>> begin Data block

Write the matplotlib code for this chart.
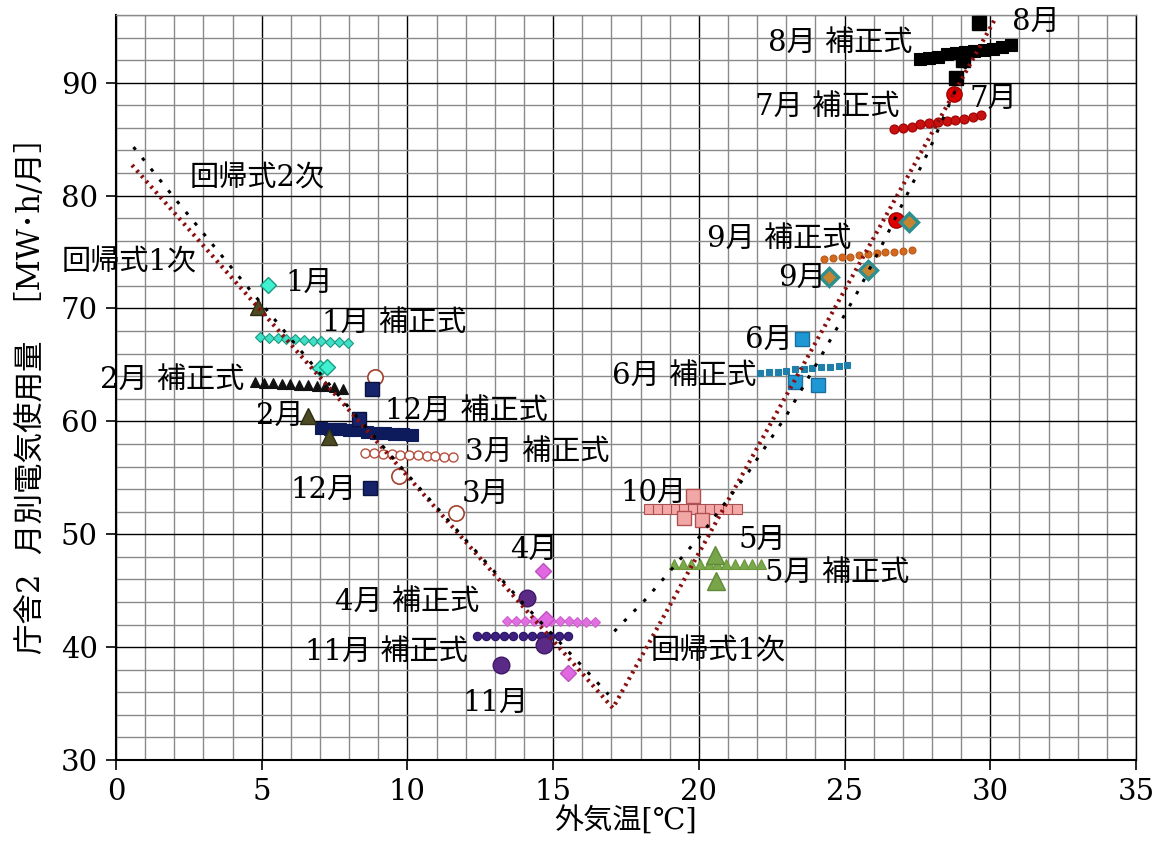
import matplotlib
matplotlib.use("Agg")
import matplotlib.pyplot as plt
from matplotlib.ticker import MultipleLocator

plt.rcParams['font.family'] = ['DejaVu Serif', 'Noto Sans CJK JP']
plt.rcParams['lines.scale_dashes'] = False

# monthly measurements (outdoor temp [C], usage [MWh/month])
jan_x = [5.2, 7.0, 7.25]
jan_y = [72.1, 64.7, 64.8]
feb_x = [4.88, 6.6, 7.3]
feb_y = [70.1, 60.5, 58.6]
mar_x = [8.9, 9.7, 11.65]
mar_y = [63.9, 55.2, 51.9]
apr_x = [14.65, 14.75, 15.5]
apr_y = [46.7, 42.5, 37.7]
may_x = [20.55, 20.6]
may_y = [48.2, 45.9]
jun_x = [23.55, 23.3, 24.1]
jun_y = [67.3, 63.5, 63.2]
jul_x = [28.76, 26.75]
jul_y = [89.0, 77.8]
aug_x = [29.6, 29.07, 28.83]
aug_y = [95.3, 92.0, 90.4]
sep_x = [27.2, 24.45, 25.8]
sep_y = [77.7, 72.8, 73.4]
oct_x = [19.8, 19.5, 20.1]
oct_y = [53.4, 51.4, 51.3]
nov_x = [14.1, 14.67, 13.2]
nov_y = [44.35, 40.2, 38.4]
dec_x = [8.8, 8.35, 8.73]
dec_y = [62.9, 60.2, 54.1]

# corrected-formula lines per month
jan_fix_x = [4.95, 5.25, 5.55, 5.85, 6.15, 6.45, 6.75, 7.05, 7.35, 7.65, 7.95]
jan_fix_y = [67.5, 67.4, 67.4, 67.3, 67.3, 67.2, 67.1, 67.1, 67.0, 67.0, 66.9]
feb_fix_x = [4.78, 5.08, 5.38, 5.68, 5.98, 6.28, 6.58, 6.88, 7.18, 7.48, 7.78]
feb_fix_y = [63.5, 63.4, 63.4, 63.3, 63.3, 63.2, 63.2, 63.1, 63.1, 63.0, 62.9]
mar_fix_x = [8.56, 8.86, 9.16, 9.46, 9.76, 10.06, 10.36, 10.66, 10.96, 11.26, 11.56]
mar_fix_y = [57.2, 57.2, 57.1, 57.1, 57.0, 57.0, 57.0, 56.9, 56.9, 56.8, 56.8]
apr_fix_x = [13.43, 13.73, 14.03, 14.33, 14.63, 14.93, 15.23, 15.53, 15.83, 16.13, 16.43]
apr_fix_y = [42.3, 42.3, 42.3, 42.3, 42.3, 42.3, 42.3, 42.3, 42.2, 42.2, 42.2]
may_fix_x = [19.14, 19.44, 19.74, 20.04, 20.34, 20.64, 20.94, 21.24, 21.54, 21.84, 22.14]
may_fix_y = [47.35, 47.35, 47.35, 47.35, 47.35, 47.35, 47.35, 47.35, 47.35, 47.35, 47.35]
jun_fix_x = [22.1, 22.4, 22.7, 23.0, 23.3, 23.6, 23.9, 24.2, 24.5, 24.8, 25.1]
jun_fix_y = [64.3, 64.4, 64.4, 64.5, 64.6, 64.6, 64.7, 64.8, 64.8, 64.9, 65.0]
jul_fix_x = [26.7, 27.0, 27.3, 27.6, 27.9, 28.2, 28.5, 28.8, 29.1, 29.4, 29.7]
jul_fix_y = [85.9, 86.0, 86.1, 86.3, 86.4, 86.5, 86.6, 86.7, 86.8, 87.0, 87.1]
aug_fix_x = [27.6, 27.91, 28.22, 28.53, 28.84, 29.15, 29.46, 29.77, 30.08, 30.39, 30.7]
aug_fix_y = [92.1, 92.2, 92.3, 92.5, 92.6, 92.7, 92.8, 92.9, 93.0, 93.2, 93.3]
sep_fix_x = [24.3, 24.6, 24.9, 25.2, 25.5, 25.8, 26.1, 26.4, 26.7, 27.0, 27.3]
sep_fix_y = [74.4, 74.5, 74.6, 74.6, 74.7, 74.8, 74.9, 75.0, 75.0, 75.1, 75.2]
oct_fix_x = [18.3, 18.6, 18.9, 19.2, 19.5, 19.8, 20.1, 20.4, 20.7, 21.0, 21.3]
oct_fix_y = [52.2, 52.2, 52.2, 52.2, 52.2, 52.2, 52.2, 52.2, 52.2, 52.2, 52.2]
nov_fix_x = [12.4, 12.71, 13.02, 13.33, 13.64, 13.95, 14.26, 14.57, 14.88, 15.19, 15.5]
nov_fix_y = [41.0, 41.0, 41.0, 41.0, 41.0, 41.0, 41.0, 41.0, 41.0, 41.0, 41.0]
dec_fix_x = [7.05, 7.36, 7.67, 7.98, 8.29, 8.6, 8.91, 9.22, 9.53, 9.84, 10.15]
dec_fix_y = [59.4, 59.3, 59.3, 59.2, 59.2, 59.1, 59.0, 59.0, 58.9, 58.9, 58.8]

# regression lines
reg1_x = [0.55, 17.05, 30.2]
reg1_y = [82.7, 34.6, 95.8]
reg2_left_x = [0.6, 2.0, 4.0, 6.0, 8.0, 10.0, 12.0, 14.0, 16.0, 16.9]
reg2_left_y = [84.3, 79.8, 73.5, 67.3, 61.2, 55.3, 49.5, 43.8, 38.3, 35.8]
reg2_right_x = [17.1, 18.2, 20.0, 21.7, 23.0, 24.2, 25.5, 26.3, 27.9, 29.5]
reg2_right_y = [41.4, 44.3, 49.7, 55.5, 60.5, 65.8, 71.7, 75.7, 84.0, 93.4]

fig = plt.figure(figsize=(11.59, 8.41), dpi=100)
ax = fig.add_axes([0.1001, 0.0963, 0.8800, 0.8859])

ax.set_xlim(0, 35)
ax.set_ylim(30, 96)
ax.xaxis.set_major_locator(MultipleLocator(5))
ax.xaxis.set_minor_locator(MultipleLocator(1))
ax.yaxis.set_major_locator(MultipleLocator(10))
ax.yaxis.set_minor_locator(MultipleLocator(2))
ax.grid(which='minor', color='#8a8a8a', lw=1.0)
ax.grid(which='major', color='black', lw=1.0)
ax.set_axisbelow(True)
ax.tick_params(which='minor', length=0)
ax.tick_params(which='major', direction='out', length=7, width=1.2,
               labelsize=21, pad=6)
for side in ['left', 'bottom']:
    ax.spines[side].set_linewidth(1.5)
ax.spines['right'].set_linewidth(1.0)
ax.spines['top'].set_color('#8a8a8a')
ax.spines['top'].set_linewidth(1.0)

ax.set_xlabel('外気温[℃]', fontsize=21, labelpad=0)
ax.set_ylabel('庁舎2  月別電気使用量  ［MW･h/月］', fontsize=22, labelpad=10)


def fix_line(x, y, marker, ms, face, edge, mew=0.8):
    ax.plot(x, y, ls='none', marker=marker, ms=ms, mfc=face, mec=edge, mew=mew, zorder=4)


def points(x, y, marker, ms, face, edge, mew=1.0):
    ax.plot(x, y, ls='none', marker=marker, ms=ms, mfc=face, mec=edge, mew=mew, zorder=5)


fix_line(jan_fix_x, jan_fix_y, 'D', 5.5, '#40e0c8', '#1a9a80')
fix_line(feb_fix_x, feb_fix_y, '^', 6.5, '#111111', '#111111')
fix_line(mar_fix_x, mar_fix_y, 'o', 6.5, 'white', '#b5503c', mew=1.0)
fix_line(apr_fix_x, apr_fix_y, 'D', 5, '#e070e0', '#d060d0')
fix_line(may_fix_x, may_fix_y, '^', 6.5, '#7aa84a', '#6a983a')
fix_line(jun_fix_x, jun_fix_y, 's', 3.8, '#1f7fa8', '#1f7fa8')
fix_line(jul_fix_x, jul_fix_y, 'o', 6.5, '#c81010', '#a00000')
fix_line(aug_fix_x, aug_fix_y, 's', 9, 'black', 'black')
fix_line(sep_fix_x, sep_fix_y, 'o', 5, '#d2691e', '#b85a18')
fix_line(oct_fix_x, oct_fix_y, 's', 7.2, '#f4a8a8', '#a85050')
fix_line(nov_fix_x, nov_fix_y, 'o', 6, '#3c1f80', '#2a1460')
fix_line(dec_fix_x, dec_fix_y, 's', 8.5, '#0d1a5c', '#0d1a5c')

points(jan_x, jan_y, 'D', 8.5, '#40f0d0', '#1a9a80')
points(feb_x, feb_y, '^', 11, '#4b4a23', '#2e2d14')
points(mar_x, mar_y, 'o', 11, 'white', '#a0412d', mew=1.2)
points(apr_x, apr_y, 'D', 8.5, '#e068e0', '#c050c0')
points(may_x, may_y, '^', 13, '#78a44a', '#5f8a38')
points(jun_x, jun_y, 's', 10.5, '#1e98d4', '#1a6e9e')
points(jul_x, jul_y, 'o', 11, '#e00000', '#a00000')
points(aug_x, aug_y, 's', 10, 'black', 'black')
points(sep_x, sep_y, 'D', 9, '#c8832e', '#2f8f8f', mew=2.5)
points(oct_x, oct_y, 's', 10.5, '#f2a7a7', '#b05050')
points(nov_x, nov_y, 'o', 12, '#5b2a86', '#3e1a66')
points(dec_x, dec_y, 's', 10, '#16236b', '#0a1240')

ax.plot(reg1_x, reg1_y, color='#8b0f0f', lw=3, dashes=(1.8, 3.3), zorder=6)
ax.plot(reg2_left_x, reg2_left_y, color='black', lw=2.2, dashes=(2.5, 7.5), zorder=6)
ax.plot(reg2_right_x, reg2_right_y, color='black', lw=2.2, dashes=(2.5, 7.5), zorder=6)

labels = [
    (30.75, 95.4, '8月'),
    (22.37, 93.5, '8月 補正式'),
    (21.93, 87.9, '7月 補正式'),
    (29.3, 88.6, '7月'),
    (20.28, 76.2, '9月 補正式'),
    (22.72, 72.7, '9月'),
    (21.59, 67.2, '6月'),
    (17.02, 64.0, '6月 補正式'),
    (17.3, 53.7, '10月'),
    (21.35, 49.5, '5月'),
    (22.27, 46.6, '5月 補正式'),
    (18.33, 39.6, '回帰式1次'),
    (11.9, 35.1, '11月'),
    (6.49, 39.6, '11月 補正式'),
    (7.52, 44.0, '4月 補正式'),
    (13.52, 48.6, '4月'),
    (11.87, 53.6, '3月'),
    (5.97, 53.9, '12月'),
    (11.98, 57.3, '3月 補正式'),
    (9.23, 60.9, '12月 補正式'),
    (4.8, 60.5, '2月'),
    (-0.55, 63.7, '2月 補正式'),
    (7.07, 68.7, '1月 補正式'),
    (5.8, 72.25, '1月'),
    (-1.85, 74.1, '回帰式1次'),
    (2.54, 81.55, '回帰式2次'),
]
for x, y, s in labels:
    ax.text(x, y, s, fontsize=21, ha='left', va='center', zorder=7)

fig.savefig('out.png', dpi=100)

>> end Data block

■ **Exercise task**: Print the data above verbatim from the first line through the line holding "plt.rcParams['lines.scale_dashes'] = False", leaving every picture out.

■ **The answer**:
Write the matplotlib code for this chart.
import matplotlib
matplotlib.use("Agg")
import matplotlib.pyplot as plt
from matplotlib.ticker import MultipleLocator

plt.rcParams['font.family'] = ['DejaVu Serif', 'Noto Sans CJK JP']
plt.rcParams['lines.scale_dashes'] = False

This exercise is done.